Other New Relic features are just as critical for keeping the Move team up to speed on the latest performance data. For example, New Relic Browser measures site responsiveness from the end user’s perspective, giving developers new insight into the effectiveness of the latest changes in production. The App Map feature offers deep insight into the interactions of all the components across the Move environment, including third-party applications that might be adversely affecting performance.
With Transaction Tracing, the Move team can follow the source of any problem down to the line of code, definitively identifying the root cause for faster resolution. In recent days, Move developers have begun experimenting with the Thread Profiling feature in New Relic, which offers impressively clear visibility into the status of the CLR process pipeline across the
company’s .NET stack. “All of these features work together to give us an unprecedented level of insight into the health of our various websites,” said Daniel Woods, vice president of engineering for consumer services sites and applications for Move. “With New Relic, it’s all about isolating the problem so we can understand how to solve it without confusion or delay.”
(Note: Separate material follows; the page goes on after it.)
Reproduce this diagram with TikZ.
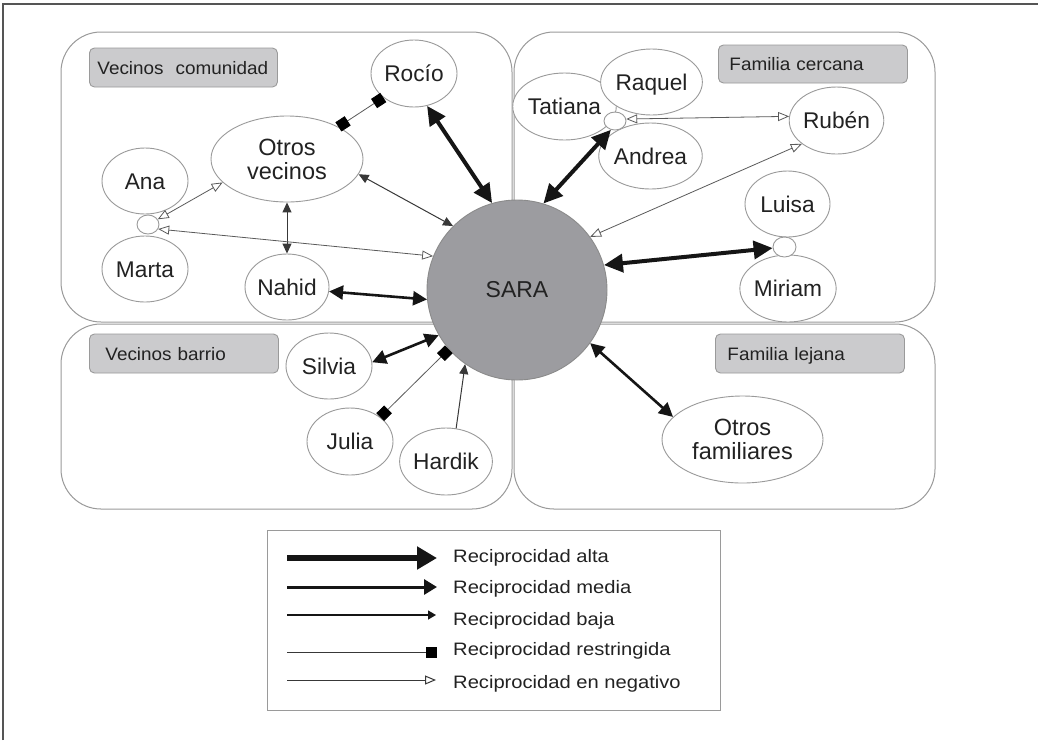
\documentclass[tikz,border=0pt]{standalone}
\usepackage{fontspec}
\setmainfont{Liberation Sans}
\newfontfamily\legfont[FakeStretch=1.12]{Liberation Sans}
\newfontfamily\labfont[FakeStretch=1.05]{Liberation Sans}
\usetikzlibrary{arrows.meta,shapes.geometric}
\definecolor{txt}{HTML}{222222}
\definecolor{bord}{HTML}{9A9A9A}
\definecolor{labfill}{HTML}{CBCBCD}
\definecolor{sarafill}{HTML}{9C9CA0}
\definecolor{edgec}{HTML}{151515}
\definecolor{thinc}{HTML}{5A5A5A}
\definecolor{framec}{HTML}{555555}
\begin{document}
\begin{tikzpicture}[x=1pt,y=-1pt,
  person/.style={ellipse, draw=bord, fill=white, line width=0.9pt, inner sep=0pt, text=txt,
    font=\fontsize{22.7}{24}\selectfont, text height=16pt, text depth=0pt},
  bigperson/.style={ellipse, draw=bord, fill=white, line width=0.9pt, inner sep=0pt, text=txt,
    font=\fontsize{23.5}{24}\selectfont, align=center},
  knot/.style={ellipse, draw=bord, fill=white, line width=0.9pt, inner sep=0pt},
  region/.style={draw=bord, line width=1pt, rounded corners=40pt},
  grouplab/.style={draw=bord, fill=labfill, rounded corners=5pt, line width=0.9pt, align=left,
    text=txt, font=\labfont\fontsize{18}{20}\selectfont, anchor=west, minimum height=39pt,
    text height=13pt, text depth=0pt},
  legtext/.style={anchor=base west, text=txt, font=\legfont\fontsize{18}{20}\selectfont, inner sep=0pt},
  alta/.style={draw=edgec, line width=4pt, arrows={Triangle[length=19pt,width=18pt]-Triangle[length=19pt,width=18pt]}},
  media/.style={draw=edgec, line width=2.6pt, arrows={Triangle[length=14pt,width=14pt]-Triangle[length=14pt,width=14pt]}},
  baja/.style={draw=edgec!85, line width=1pt, arrows={Triangle[length=10pt,width=9pt]-Triangle[length=10pt,width=9pt]}},
  bajaone/.style={draw=edgec!85, line width=1pt, arrows={-Triangle[length=10pt,width=9pt]}},
  restr/.style={draw=thinc, line width=0.8pt, arrows={Square[length=11pt,width=11pt,color=black]-Square[length=11pt,width=11pt,color=black]}},
  neg/.style={draw=thinc, line width=0.8pt, arrows={Triangle[length=11pt,width=9pt,fill=white]-Triangle[length=11pt,width=9pt,fill=white]}}
]
\useasboundingbox (0,0) rectangle (1038,740);
\fill[white] (0,0) rectangle (1038,740);
% outer frame (top and left)
\draw[framec, line width=1.6pt] (3,740) -- (3,4) -- (1038,4);

% regions
\draw[region] (61,32) rectangle (512,322);
\draw[region] (514,32) rectangle (935,322);
\draw[region] (61,324) rectangle (512,509);
\draw[region] (514,324) rectangle (935,509);

% group labels
\node[grouplab, inner xsep=8pt, text width=172pt] (gl1) at (89,67.5) {Vecinos\ \ comunidad};
\node[grouplab, inner xsep=11pt, text width=167pt, minimum height=38pt] (gl2) at (718,64) {Familia cercana};
\node[grouplab, inner xsep=16pt, text width=157pt] (gl3) at (89,353.5) {Vecinos barrio};
\node[grouplab, inner xsep=12pt, text width=165pt] (gl4) at (715,353.5) {Familia lejana};

% people
\node[person, minimum width=86pt, minimum height=67pt] (rocio) at (414,73.5) {Roc\'io};
\node[bigperson, minimum width=152pt, minimum height=86pt] (otrosv) at (287,159) {Otros\\vecinos};
\node[person, minimum width=86pt, minimum height=66pt] (ana) at (145,181) {Ana};
\node[person, minimum width=86pt, minimum height=66pt] (marta) at (145,269) {Marta};
\node[knot, minimum width=22pt, minimum height=19pt] (k1) at (148,224.5) {};
\node[person, minimum width=84pt, minimum height=66pt] (nahid) at (287,287) {Nahid};

\node[person, minimum width=85pt, minimum height=67pt] (tatiana) at (564.5,106.5) {Tatiana};
\node[person, minimum width=85pt, minimum height=66pt] (raquel) at (651.5,82) {Raquel};
\node[person, minimum width=85pt, minimum height=66pt] (andrea) at (650.5,156) {Andrea};
\node[knot, minimum width=22pt, minimum height=18pt] (k2) at (615,121) {};
\node[person, minimum width=85pt, minimum height=67pt] (ruben) at (836.5,120.5) {Rub\'en};
\node[person, minimum width=85pt, minimum height=66pt] (luisa) at (787.5,204) {Luisa};
\node[person, minimum width=86pt, minimum height=67pt] (miriam) at (788,288.5) {Miriam};
\node[knot, minimum width=23pt, minimum height=20pt] (k3) at (784.5,247) {};

\node[person, minimum width=86pt, minimum height=66pt] (silvia) at (329,366) {Silvia};
\node[person, minimum width=86pt, minimum height=67pt] (julia) at (350,441.5) {Julia};
\node[person, minimum width=86pt, minimum height=67pt] (hardik) at (446,461.5) {Hardik};
\node[bigperson, minimum width=161pt, minimum height=87pt] (otrosf) at (742.5,439.5) {Otros\\familiares};

\node[circle, draw=bord!90!black, fill=sarafill, line width=0.9pt, minimum size=180pt, inner sep=0pt,
  text=txt, font=\fontsize{23}{24}\selectfont] (sara) at (517,290) {SARA};

% connectors
\draw[restr] (otrosv.32) -- (rocio.-142);
\draw[alta] (rocio.-68) -- (sara.106);
\draw[baja] (otrosv.-12) -- (sara.135);
\draw[baja] (otrosv.-90) -- (nahid.90);
\draw[neg] (k1.28) -- (otrosv.-160);
\draw[neg] (k1.-24) -- (sara.158);
\draw[media] (nahid.-6) -- (sara.-174);

\draw[alta] (k2.-115) -- (sara.73);
\draw[neg] (k2.10) -- (ruben.175);
\draw[neg] (ruben.-146) -- (sara.36);
\draw[alta] (k3.-175) -- (sara.16);

\draw[media] (silvia.5) -- (sara.-150);
\draw[restr] (julia.39) -- (sara.-139);
\draw[bajaone] (hardik.73) -- (sara.-125);
\draw[media] (sara.-36) -- (otrosf.162);

% legend
\node[draw=bord, line width=1pt, minimum width=453pt, minimum height=180pt, anchor=north west, inner sep=0pt] (legend) at (267,530) {};
\coordinate (a1) at (287,558); \coordinate (b1) at (437,558);
\coordinate (a2) at (287,587); \coordinate (b2) at (437,587);
\coordinate (a3) at (287,615); \coordinate (b3) at (436,615);
\coordinate (a4) at (287,652); \coordinate (b4) at (437,652);
\coordinate (a5) at (287,680); \coordinate (b5) at (436,680);
\draw[draw=edgec, line width=6pt, arrows={-Triangle[length=20pt,width=22pt]}] (a1) -- (b1);
\draw[draw=edgec, line width=3pt, arrows={-Triangle[length=13pt,width=15pt]}] (a2) -- (b2);
\draw[draw=edgec, line width=1.3pt, arrows={-Triangle[length=8pt,width=9pt]}] (a3) -- (b3);
\draw[draw=edgec!85, line width=1pt, arrows={-Square[length=11pt,width=11pt,color=black]}] (a4) -- (b4);
\draw[draw=edgec!85, line width=1pt, arrows={-Triangle[length=11pt,width=9pt,fill=white]}] (a5) -- (b5);
\node[legtext] (t1) at (453,562.7) {Reciprocidad alta};
\node[legtext] (t2) at (453,593.3) {Reciprocidad media};
\node[legtext] (t3) at (453,625) {Reciprocidad baja};
\node[legtext] (t4) at (453,655.7) {Reciprocidad restringida};
\node[legtext] (t5) at (453,688.3) {Reciprocidad en negativo};
\end{tikzpicture}
\end{document}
“New Relic gives Move operational data that actually makes sense to people in operations and enables us to maintain a two-way flow of information between groups. By creating better relationships between development and operations, we can create a better product.”
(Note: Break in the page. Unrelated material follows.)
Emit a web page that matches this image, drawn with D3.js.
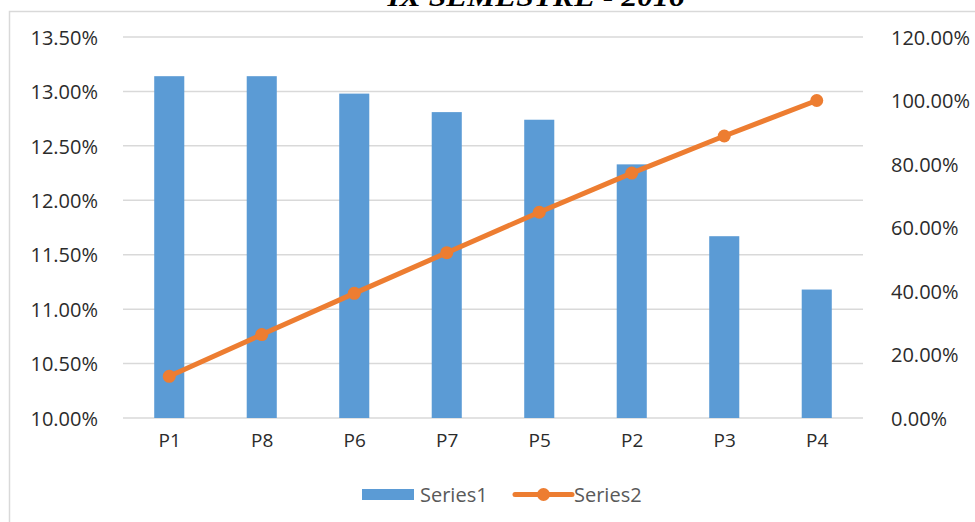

Bridging the gap between development and operations
In the first six months of using New Relic to monitor the company’s large network of sites, Move has achieved an astonishing 82% drop in its production error rate. According to Steel, the main driver for such a dramatic change is the proactive stance enabled by New Relic technology. “We hardly ever get calls from our support centers anymore,” he said. “With this solution, we can usually stay one step ahead of emerging issues, and our average time to resolution is less than 20 minutes. Another nice benefit is that everyone’s a little calmer around the office, because we’re rarely in firefighting mode these days.”
As Move continues its aggressive transition toward an agile development environment, New Relic will play an especially valuable role by giving teams a more thorough understanding of QA cycles. “We’re constantly pushing our test function closer and closer to our development function,” said Arguelles. “Production releases happen once or twice a day, but test releases happen almost constantly. Our ultimate goal is continuous deployment on all fronts, where we simply aren’t afraid to release anything. New Relic will help us get there, because it shows us very clearly how any update in our test environment will behave when it’s actually in production.”
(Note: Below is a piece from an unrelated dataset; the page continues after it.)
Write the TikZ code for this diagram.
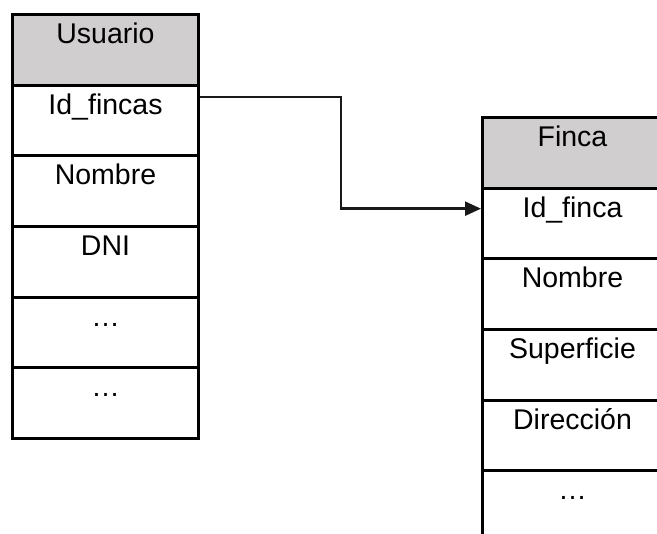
\documentclass[tikz,border=0pt]{standalone}
\usepackage{fontspec}
\setmainfont{Liberation Sans}
\usetikzlibrary{arrows.meta,calc}
\definecolor{hdrgray}{RGB}{208,206,206}
\begin{document}
\begin{tikzpicture}[x=1pt,y=-1pt,
  cellbase/.style={draw=black, line width=3pt, rectangle, inner sep=0pt,
    text height=29pt, text depth=41.67pt, anchor=north west,
    font=\fontsize{28.5}{30}\selectfont},
  lcell/.style={cellbase, minimum width=186pt},
  rcell/.style={cellbase, minimum width=180pt},
  hdr/.style={fill=hdrgray},
  link/.style={draw=black!90, line width=2.4pt, -{Triangle[length=16pt,width=14pt]}}
]
\useasboundingbox (0,0) rectangle (657,534);
\clip (0,0) rectangle (657,534);
% Usuario table
\node[lcell,hdr] (uh)  at (11,13)       {Usuario};
\node[lcell]     (uid) at (11,83.67)    {Id\_fincas};
\node[lcell]     (unm) at (11,154.33)   {Nombre};
\node[lcell]     (udn) at (11,225)      {DNI};
\node[lcell]     (ue1) at (11,295.67)   {…};
\node[lcell]     (ue2) at (11,366.33)   {…};
% Finca table
\node[rcell,hdr] (fh)  at (481,116)     {Finca};
\node[rcell]     (fid) at (481,186.67)  {Id\_finca};
\node[rcell]     (fnm) at (481,257.33)  {Nombre};
\node[rcell]     (fsp) at (481,328)     {Superficie};
\node[rcell]     (fdr) at (481,398.67)  {Dirección};
\node[rcell]     (fe1) at (481,469.33)  {…};
% connector
\draw[link] ([yshift=-13.5pt]uid.north east) -- ++(141pt,0) |- ([yshift=-22pt]fid.north west);
\end{tikzpicture}
\end{document}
By gaining so much speed and flexibility in the deployment of new features, the Move team has seen a considerable increase in productivity on every development team. “We’re doing less scrambling because we’re not solving as many urgent performance problems, and that enables us to do more planning,” said Woods. “Everyone’s more efficient as a result. Best of all, New Relic frees our developers to spend far more time and energy on the core projects that add the most value to Move.”
New Relic also benefits Move by bridging the gap that typically exists between development and operations. “Unlike many monitoring tools, New Relic gives us operational data that actually makes sense to people in operations,” said Steel. “That enables us to maintain a two-way flow of information between the two groups. By creating better relationships between development and operations, we can create a better product.”